Stacja TTV postanowiła potwierdzić pogłoski, a w materiałach promocyjnych rzeczywiście możemy ujrzeć Kurdej-Szatan z Kossakowskim.
CZYTAJ TAKŻE: Kurdej-Szatan uderza w szefa TVP. Użyła wulgarnych słów
„Seria zadebiutuje na antenie TTV w niedzielę, 13 lutego o godz. 22:00. Cykl dostępny również będzie w serwisie Player.pl. Program oparty jest na belgijskim formacie „Project Cupid”, za którym stoją autorzy m.in. programu »Down the Road«” – podano w informacji.
Kontrowersje wokół show
Przypomnijmy, że nie jest to pierwszy program o takiej tematyce na antenie TTV. 16 maja ubiegłego roku w stacji zadebiutował program „To tylko kilka dni”, w którym znane osoby przejęły na krótki czas opiekę nad osobami niepełnosprawnymi. Format spotkał się ze sporą krytyką jeszcze przed emisją.
„To kilka dni” ostro skrytykował między innymi chorujący od dzieciństwa na dystrofię mięśni Duchenne’a Wojciech Sawicki, który prowadzi popularny w mediach społecznościowych profil Life On Wheelz. Mężczyzna oskarżył twórców programu o ableizm, czyli definiowanie osób niepełnosprawnych przez ich niepełnosprawność, charakteryzując je jako gorsze i podrzędne wobec osób pełnosprawnych.
Sawicki wyznał także, że dostał zaproszenie do programu, ale odmówił. „Wydaje mi się za szczytnym przesłaniem tego programu kryje się w gruncie rzeczy chęć wypromowania celebrytów, pokazania ich empatycznej strony. Widzę w tym pewien fałsz, zakłamywanie rzeczywistości” – pisał wówczas na Instagramie influencer.
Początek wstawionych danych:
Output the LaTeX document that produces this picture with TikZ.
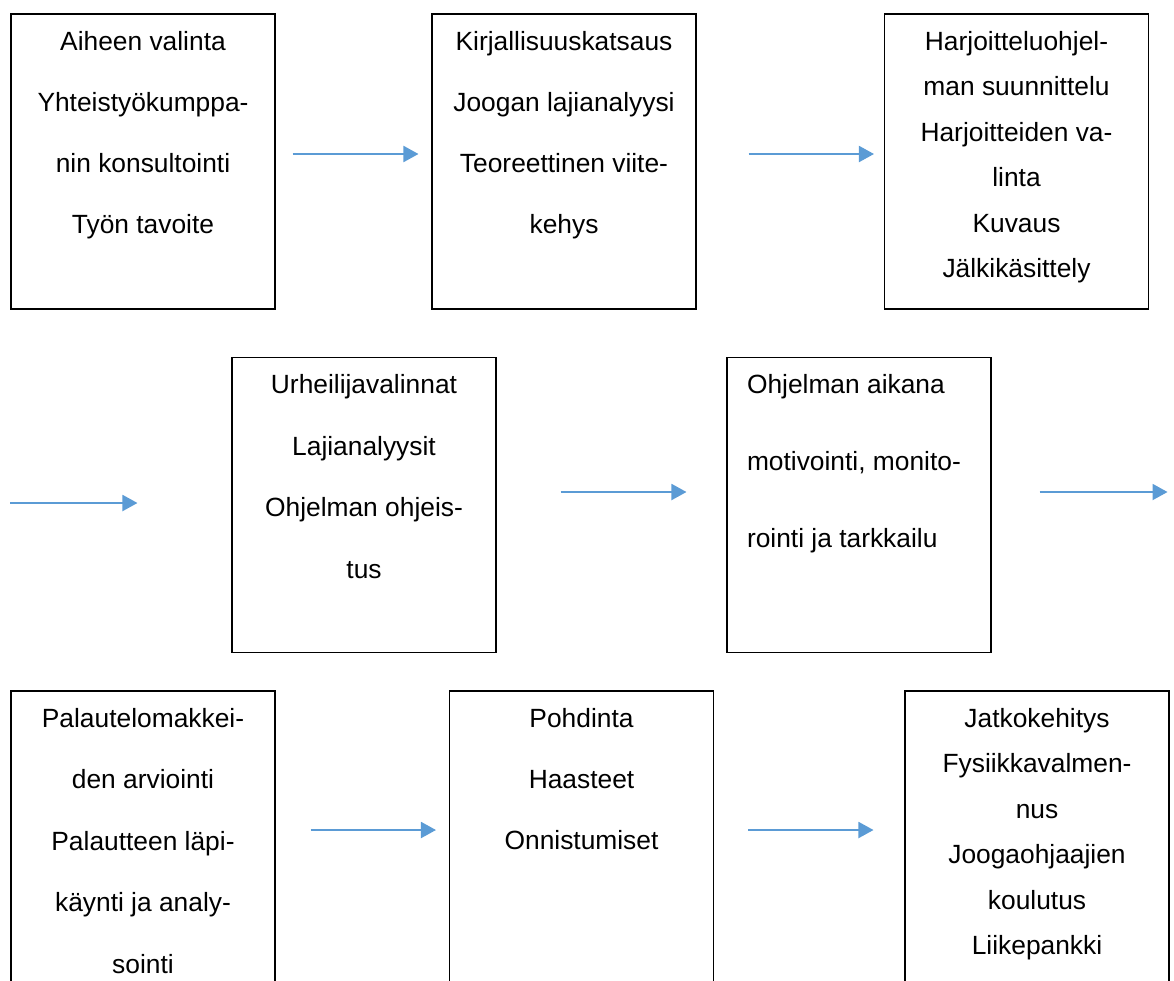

„Ponadto umieszczenie na pierwszym planie rodzimych celebrytów pozbawia nas podmiotowości. To oni są tutaj najważniejsi, my znowu stajemy się tylko dodatkiem, szczęśliwcami, którymi wspaniałomyślnie zgodziły »zająć się« gwiazdy szołbiznesu” – zwracał uwagę Sawicki.